Without the images, write out the whole listing exactly.
• • • •
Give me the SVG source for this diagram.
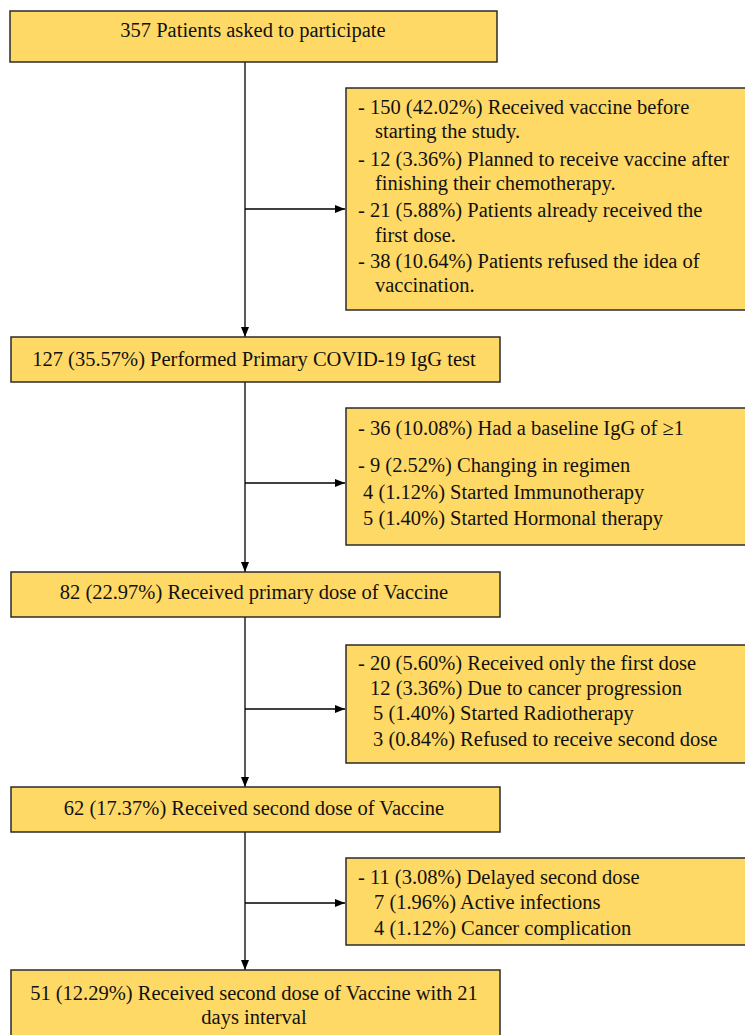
<svg xmlns="http://www.w3.org/2000/svg" width="745" height="1035" viewBox="0 0 745 1035">
<defs>
<marker id="ah" markerWidth="10" markerHeight="8" refX="10" refY="4" orient="auto" markerUnits="userSpaceOnUse">
<path d="M0,0 L10,4 L0,8 Z" fill="#000"/>
</marker>
<style>
.box{fill:#FFD966;stroke:#2b2b2b;stroke-width:1.5}
.t{font-family:"Liberation Serif","Times New Roman",serif;font-size:20.5px;fill:#111}
.c{text-anchor:middle}
.ln{stroke:#000;stroke-width:1.3;fill:none}
</style>
</defs>
<rect width="745" height="1035" fill="#fff"/>
<g id="connectors">
<line class="ln" x1="245" y1="62" x2="245" y2="337" marker-end="url(#ah)"/>
<line class="ln" x1="245" y1="209" x2="345" y2="209" marker-end="url(#ah)"/>
<line class="ln" x1="245" y1="382" x2="245" y2="572" marker-end="url(#ah)"/>
<line class="ln" x1="245" y1="483" x2="345" y2="483" marker-end="url(#ah)"/>
<line class="ln" x1="245" y1="617" x2="245" y2="787" marker-end="url(#ah)"/>
<line class="ln" x1="245" y1="709" x2="345" y2="709" marker-end="url(#ah)"/>
<line class="ln" x1="245" y1="832" x2="245" y2="970" marker-end="url(#ah)"/>
<line class="ln" x1="245" y1="903" x2="345" y2="903" marker-end="url(#ah)"/>
</g>
<g id="n1">
<rect class="box" x="10" y="11" width="487" height="51"/>
<text class="t c" x="253" y="37">357 Patients asked to participate</text>
</g>
<g id="r1">
<rect class="box" x="346" y="88" width="405" height="222"/>
<text class="t" x="358" y="114">- 150 (42.02%) Received vaccine before</text>
<text class="t" x="375" y="138">starting the study.</text>
<text class="t" x="358" y="166">- 12 (3.36%) Planned to receive vaccine after</text>
<text class="t" x="375" y="190">finishing their chemotherapy.</text>
<text class="t" x="358" y="217">- 21 (5.88%) Patients already received the</text>
<text class="t" x="375" y="242">first dose.</text>
<text class="t" x="358" y="268">- 38 (10.64%) Patients refused the idea of</text>
<text class="t" x="375" y="292">vaccination.</text>
</g>
<g id="n2">
<rect class="box" x="11" y="337" width="489" height="45"/>
<text class="t c" x="254" y="366">127 (35.57%) Performed Primary COVID-19 IgG test</text>
</g>
<g id="r2">
<rect class="box" x="346" y="408" width="405" height="137"/>
<text class="t" x="358" y="435">- 36 (10.08%) Had a baseline IgG of ≥1</text>
<text class="t" x="358" y="472">- 9 (2.52%) Changing in regimen</text>
<text class="t" x="363" y="499">4 (1.12%) Started Immunotherapy</text>
<text class="t" x="363" y="525">5 (1.40%) Started Hormonal therapy</text>
</g>
<g id="n3">
<rect class="box" x="11" y="572" width="489" height="45"/>
<text class="t c" x="254" y="599">82 (22.97%) Received primary dose of Vaccine</text>
</g>
<g id="r3">
<rect class="box" x="346" y="645" width="405" height="118"/>
<text class="t" x="358" y="670">- 20 (5.60%) Received only the first dose</text>
<text class="t" x="370" y="695">12 (3.36%) Due to cancer progression</text>
<text class="t" x="373" y="720">5 (1.40%) Started Radiotherapy</text>
<text class="t" x="373" y="746">3 (0.84%) Refused to receive second dose</text>
</g>
<g id="n4">
<rect class="box" x="11" y="787" width="489" height="45"/>
<text class="t c" x="254" y="815">62 (17.37%) Received second dose of Vaccine</text>
</g>
<g id="r4">
<rect class="box" x="346" y="858" width="405" height="87"/>
<text class="t" x="358" y="884">- 11 (3.08%) Delayed second dose</text>
<text class="t" x="374" y="909">7 (1.96%) Active infections</text>
<text class="t" x="374" y="935">4 (1.12%) Cancer complication</text>
</g>
<g id="n5">
<rect class="box" x="11" y="970" width="489" height="75"/>
<text class="t c" x="254" y="1000">51 (12.29%) Received second dose of Vaccine with 21</text>
<text class="t c" x="254" y="1024">days interval</text>
</g>
</svg>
• • • •
**Complete answer**.
Give me the SVG source for this diagram.
<svg xmlns="http://www.w3.org/2000/svg" width="745" height="1035" viewBox="0 0 745 1035">
<defs>
<marker id="ah" markerWidth="10" markerHeight="8" refX="10" refY="4" orient="auto" markerUnits="userSpaceOnUse">
<path d="M0,0 L10,4 L0,8 Z" fill="#000"/>
</marker>
<style>
.box{fill:#FFD966;stroke:#2b2b2b;stroke-width:1.5}
.t{font-family:"Liberation Serif","Times New Roman",serif;font-size:20.5px;fill:#111}
.c{text-anchor:middle}
.ln{stroke:#000;stroke-width:1.3;fill:none}
</style>
</defs>
<rect width="745" height="1035" fill="#fff"/>
<g id="connectors">
<line class="ln" x1="245" y1="62" x2="245" y2="337" marker-end="url(#ah)"/>
<line class="ln" x1="245" y1="209" x2="345" y2="209" marker-end="url(#ah)"/>
<line class="ln" x1="245" y1="382" x2="245" y2="572" marker-end="url(#ah)"/>
<line class="ln" x1="245" y1="483" x2="345" y2="483" marker-end="url(#ah)"/>
<line class="ln" x1="245" y1="617" x2="245" y2="787" marker-end="url(#ah)"/>
<line class="ln" x1="245" y1="709" x2="345" y2="709" marker-end="url(#ah)"/>
<line class="ln" x1="245" y1="832" x2="245" y2="970" marker-end="url(#ah)"/>
<line class="ln" x1="245" y1="903" x2="345" y2="903" marker-end="url(#ah)"/>
</g>
<g id="n1">
<rect class="box" x="10" y="11" width="487" height="51"/>
<text class="t c" x="253" y="37">357 Patients asked to participate</text>
</g>
<g id="r1">
<rect class="box" x="346" y="88" width="405" height="222"/>
<text class="t" x="358" y="114">- 150 (42.02%) Received vaccine before</text>
<text class="t" x="375" y="138">starting the study.</text>
<text class="t" x="358" y="166">- 12 (3.36%) Planned to receive vaccine after</text>
<text class="t" x="375" y="190">finishing their chemotherapy.</text>
<text class="t" x="358" y="217">- 21 (5.88%) Patients already received the</text>
<text class="t" x="375" y="242">first dose.</text>
<text class="t" x="358" y="268">- 38 (10.64%) Patients refused the idea of</text>
<text class="t" x="375" y="292">vaccination.</text>
</g>
<g id="n2">
<rect class="box" x="11" y="337" width="489" height="45"/>
<text class="t c" x="254" y="366">127 (35.57%) Performed Primary COVID-19 IgG test</text>
</g>
<g id="r2">
<rect class="box" x="346" y="408" width="405" height="137"/>
<text class="t" x="358" y="435">- 36 (10.08%) Had a baseline IgG of ≥1</text>
<text class="t" x="358" y="472">- 9 (2.52%) Changing in regimen</text>
<text class="t" x="363" y="499">4 (1.12%) Started Immunotherapy</text>
<text class="t" x="363" y="525">5 (1.40%) Started Hormonal therapy</text>
</g>
<g id="n3">
<rect class="box" x="11" y="572" width="489" height="45"/>
<text class="t c" x="254" y="599">82 (22.97%) Received primary dose of Vaccine</text>
</g>
<g id="r3">
<rect class="box" x="346" y="645" width="405" height="118"/>
<text class="t" x="358" y="670">- 20 (5.60%) Received only the first dose</text>
<text class="t" x="370" y="695">12 (3.36%) Due to cancer progression</text>
<text class="t" x="373" y="720">5 (1.40%) Started Radiotherapy</text>
<text class="t" x="373" y="746">3 (0.84%) Refused to receive second dose</text>
</g>
<g id="n4">
<rect class="box" x="11" y="787" width="489" height="45"/>
<text class="t c" x="254" y="815">62 (17.37%) Received second dose of Vaccine</text>
</g>
<g id="r4">
<rect class="box" x="346" y="858" width="405" height="87"/>
<text class="t" x="358" y="884">- 11 (3.08%) Delayed second dose</text>
<text class="t" x="374" y="909">7 (1.96%) Active infections</text>
<text class="t" x="374" y="935">4 (1.12%) Cancer complication</text>
</g>
<g id="n5">
<rect class="box" x="11" y="970" width="489" height="75"/>
<text class="t c" x="254" y="1000">51 (12.29%) Received second dose of Vaccine with 21</text>
<text class="t c" x="254" y="1024">days interval</text>
</g>
</svg>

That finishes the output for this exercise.